- **Exercise goal**: Retype the entries, please, from their first line to the line containing "Chart.register(...registerables);", exactly and only those lines, minus the pictures.

---------------

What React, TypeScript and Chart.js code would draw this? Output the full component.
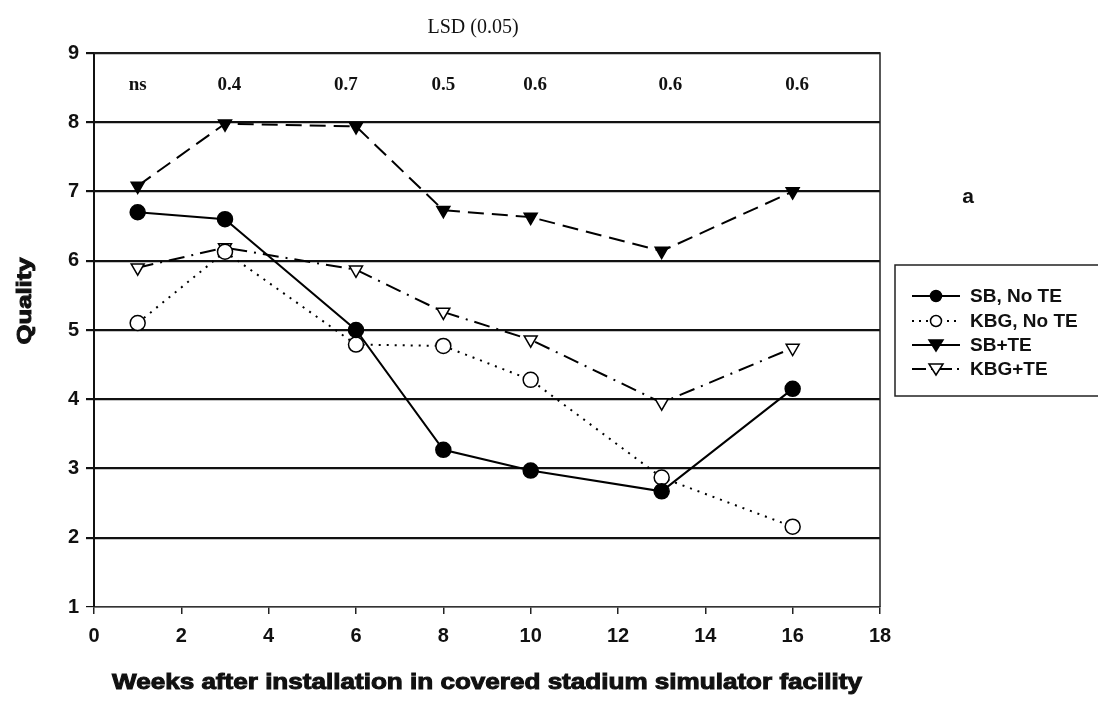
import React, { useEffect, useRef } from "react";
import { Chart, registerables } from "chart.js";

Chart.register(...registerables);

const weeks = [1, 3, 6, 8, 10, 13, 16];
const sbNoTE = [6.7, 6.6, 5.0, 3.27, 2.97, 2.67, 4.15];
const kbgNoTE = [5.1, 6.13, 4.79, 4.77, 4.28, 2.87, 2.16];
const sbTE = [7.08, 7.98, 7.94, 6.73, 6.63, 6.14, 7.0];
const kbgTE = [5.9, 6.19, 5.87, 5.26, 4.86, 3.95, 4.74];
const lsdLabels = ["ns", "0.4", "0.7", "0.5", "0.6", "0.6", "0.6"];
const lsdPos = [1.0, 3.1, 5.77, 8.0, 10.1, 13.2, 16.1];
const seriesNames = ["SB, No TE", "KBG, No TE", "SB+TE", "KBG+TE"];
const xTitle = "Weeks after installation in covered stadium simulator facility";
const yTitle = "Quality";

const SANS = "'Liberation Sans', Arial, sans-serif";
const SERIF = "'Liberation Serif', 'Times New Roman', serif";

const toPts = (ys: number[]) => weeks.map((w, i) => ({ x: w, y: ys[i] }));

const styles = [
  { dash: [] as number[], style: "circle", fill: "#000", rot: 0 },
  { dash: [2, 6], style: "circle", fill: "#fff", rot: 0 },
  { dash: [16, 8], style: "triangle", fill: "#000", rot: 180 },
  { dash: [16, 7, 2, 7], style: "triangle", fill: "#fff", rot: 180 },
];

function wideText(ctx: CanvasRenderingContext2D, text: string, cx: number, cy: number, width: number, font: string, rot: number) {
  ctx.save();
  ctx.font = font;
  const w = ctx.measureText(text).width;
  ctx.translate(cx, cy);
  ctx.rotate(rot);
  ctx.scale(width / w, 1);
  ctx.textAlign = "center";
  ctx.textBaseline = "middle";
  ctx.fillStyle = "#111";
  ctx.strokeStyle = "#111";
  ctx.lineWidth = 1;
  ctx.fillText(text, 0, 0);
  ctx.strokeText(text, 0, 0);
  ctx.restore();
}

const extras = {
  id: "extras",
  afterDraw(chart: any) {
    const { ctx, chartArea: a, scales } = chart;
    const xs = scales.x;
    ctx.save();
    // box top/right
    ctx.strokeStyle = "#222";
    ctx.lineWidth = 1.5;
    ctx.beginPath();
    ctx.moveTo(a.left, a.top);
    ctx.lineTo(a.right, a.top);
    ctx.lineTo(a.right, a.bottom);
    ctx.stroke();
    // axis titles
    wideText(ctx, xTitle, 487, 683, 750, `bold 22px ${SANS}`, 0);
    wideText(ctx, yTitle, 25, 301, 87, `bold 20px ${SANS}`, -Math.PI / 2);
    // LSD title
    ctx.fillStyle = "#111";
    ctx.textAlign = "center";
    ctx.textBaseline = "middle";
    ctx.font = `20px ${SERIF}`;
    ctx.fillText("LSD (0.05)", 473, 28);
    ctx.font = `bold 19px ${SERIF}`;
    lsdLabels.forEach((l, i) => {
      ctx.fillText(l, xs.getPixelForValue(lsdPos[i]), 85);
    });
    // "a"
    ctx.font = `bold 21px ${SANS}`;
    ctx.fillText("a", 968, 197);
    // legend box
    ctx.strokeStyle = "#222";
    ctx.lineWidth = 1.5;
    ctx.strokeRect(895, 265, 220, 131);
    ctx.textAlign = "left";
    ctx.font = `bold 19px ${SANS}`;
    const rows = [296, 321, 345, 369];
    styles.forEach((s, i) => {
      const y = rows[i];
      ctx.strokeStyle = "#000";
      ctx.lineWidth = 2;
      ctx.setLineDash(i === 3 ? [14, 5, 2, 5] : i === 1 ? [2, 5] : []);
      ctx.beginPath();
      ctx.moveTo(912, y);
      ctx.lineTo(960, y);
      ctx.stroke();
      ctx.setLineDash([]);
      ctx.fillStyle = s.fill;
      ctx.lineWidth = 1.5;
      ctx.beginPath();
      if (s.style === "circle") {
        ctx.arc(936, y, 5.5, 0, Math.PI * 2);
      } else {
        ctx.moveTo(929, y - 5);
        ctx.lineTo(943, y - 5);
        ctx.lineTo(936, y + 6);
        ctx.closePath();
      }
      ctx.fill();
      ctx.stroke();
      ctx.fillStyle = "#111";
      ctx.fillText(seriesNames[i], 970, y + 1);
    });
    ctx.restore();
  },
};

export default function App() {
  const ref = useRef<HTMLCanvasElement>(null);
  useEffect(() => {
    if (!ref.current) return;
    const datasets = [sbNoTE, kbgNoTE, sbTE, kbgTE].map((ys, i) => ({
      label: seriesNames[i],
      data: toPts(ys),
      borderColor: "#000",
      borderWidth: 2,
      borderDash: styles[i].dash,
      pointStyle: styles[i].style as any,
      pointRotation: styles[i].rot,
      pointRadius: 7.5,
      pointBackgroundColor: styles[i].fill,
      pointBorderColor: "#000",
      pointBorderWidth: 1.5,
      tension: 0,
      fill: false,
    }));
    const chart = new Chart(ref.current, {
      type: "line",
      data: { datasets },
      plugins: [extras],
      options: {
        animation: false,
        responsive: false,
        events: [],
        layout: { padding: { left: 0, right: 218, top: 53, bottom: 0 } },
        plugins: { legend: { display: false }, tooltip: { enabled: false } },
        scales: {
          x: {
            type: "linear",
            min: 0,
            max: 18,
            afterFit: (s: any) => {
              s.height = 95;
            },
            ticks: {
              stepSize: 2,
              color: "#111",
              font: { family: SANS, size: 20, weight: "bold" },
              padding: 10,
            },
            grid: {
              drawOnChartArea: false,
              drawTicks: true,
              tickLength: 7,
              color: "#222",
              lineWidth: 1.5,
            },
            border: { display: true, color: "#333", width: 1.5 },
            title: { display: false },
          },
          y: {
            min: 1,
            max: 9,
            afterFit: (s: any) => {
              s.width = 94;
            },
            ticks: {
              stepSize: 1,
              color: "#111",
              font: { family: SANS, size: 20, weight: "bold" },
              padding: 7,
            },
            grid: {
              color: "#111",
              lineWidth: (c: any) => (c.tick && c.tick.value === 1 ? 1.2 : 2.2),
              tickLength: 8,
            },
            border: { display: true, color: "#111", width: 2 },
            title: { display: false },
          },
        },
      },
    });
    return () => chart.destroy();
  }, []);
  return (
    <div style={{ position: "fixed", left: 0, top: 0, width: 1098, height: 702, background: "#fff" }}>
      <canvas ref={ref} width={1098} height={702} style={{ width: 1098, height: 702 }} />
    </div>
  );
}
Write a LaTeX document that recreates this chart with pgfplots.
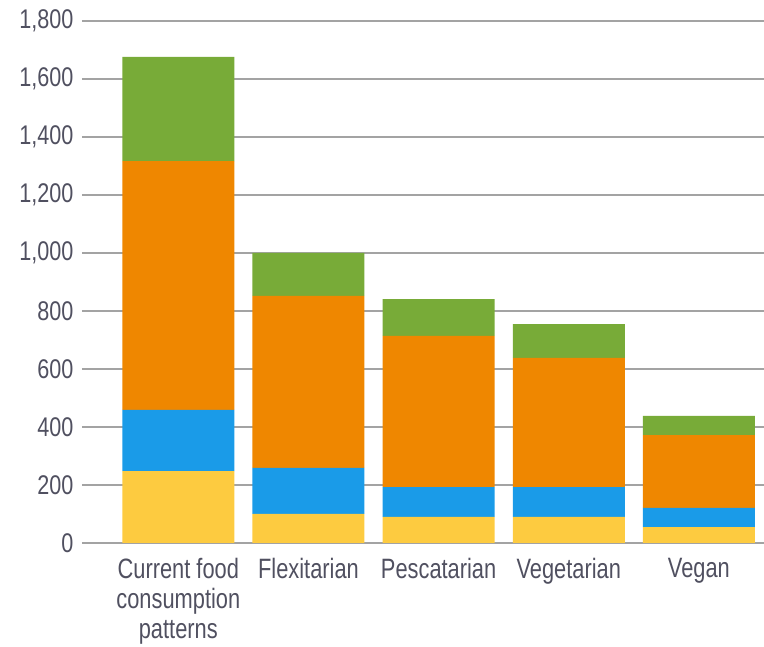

---------------

- **Output for this task**:
What React, TypeScript and Chart.js code would draw this? Output the full component.
import React, { useEffect, useRef } from "react";
import { Chart, registerables } from "chart.js";

Chart.register(...registerables);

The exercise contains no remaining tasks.